**Written exercise**
Which lines hold the word "this"? Copy each of them from the material.

Collected data entries:
#####

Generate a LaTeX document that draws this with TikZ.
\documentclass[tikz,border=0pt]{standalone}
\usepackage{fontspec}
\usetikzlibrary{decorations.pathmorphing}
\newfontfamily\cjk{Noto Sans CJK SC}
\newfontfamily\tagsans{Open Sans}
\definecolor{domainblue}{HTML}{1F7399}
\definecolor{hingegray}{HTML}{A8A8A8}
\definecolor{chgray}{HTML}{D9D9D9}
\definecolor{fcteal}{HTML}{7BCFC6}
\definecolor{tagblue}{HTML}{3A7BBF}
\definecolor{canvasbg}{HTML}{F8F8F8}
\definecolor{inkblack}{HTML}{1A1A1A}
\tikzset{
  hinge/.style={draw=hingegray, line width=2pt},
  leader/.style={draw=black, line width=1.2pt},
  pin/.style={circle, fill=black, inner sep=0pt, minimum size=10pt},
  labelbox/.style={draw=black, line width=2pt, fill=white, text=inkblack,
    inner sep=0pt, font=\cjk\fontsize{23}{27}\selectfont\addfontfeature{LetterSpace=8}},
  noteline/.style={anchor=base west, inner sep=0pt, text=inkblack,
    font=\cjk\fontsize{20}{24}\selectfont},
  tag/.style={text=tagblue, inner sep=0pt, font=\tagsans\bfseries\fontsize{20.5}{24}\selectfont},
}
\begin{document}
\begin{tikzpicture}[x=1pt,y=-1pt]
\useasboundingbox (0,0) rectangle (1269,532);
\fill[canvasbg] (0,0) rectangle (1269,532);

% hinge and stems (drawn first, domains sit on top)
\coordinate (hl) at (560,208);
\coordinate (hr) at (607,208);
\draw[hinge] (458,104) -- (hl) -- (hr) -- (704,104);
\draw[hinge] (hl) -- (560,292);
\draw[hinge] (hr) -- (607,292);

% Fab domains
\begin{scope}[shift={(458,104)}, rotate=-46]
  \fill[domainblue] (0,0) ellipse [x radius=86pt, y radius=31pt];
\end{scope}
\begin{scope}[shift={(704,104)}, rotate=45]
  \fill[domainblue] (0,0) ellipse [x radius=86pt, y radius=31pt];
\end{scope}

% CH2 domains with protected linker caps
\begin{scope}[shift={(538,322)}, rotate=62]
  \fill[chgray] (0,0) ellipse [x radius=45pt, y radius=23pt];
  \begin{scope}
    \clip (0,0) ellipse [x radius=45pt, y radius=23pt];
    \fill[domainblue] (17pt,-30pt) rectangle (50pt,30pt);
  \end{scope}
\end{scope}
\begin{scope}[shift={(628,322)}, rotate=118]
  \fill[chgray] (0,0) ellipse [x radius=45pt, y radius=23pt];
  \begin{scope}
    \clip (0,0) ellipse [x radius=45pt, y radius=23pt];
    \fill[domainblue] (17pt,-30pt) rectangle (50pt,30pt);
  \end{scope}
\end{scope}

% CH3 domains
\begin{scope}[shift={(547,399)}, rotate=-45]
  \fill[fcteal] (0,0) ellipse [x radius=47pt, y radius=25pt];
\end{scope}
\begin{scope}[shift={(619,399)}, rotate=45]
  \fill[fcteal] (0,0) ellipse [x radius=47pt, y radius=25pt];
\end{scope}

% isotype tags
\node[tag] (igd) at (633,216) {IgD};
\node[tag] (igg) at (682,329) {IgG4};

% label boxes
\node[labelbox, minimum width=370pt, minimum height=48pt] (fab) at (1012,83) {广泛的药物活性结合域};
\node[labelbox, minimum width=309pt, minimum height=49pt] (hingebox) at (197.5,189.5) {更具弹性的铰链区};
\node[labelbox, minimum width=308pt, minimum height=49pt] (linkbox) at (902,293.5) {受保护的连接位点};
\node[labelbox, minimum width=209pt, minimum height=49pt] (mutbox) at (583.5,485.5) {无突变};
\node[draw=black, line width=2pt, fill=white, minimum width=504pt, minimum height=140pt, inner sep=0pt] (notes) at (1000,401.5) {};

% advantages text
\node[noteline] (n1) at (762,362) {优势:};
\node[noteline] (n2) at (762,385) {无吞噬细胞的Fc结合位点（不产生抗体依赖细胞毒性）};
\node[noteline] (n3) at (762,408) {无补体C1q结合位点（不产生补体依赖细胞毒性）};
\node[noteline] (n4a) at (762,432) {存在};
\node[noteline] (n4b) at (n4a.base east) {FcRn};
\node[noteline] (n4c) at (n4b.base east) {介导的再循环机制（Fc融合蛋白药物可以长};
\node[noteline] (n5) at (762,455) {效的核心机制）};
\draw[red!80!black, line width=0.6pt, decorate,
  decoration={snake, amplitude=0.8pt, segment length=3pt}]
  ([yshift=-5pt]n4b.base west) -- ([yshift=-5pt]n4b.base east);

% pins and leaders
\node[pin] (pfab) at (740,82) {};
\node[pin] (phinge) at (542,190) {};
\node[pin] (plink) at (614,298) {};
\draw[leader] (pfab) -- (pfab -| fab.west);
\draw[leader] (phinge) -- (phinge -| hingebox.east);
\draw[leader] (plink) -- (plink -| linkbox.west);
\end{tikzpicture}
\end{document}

#####

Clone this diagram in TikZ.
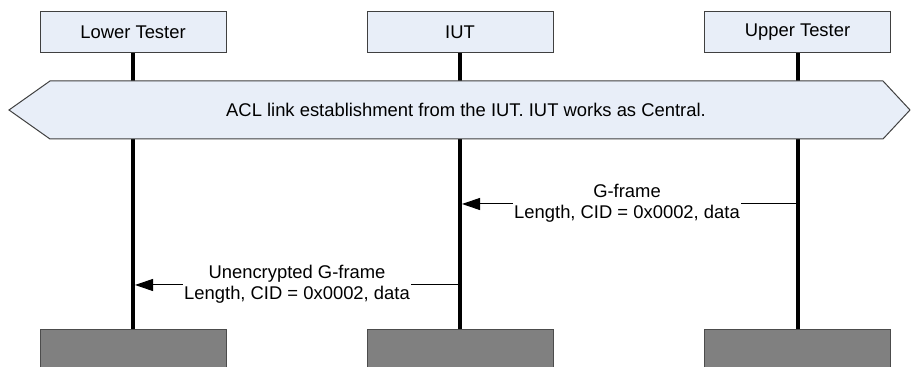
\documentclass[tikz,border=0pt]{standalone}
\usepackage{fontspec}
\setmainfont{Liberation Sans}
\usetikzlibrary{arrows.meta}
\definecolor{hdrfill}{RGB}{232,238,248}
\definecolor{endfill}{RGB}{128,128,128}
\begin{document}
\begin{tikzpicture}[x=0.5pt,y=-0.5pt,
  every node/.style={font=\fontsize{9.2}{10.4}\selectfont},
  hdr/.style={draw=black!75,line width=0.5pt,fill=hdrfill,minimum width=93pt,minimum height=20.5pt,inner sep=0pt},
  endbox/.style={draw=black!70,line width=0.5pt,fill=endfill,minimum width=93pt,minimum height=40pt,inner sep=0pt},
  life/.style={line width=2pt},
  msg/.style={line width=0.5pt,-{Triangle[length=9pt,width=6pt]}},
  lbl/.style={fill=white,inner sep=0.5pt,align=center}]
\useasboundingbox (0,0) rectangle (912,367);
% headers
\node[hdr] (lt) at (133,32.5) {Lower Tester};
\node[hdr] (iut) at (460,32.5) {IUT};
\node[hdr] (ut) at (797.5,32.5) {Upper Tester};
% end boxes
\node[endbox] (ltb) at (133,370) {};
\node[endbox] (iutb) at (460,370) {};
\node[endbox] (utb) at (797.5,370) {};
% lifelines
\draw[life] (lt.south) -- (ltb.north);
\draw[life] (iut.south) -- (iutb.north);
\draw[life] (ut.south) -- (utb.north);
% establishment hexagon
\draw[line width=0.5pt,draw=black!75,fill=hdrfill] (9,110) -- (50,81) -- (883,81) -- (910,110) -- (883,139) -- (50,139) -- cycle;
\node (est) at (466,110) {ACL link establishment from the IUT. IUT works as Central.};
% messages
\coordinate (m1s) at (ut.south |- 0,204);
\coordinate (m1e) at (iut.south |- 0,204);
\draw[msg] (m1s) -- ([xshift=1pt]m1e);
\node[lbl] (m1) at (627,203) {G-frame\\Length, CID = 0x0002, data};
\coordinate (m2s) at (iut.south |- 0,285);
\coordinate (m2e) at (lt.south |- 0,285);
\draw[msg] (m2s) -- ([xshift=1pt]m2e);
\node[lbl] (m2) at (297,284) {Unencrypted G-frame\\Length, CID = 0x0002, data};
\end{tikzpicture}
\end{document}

#####

**Written response**
Generate a LaTeX document that draws this with TikZ.
Clone this diagram in TikZ.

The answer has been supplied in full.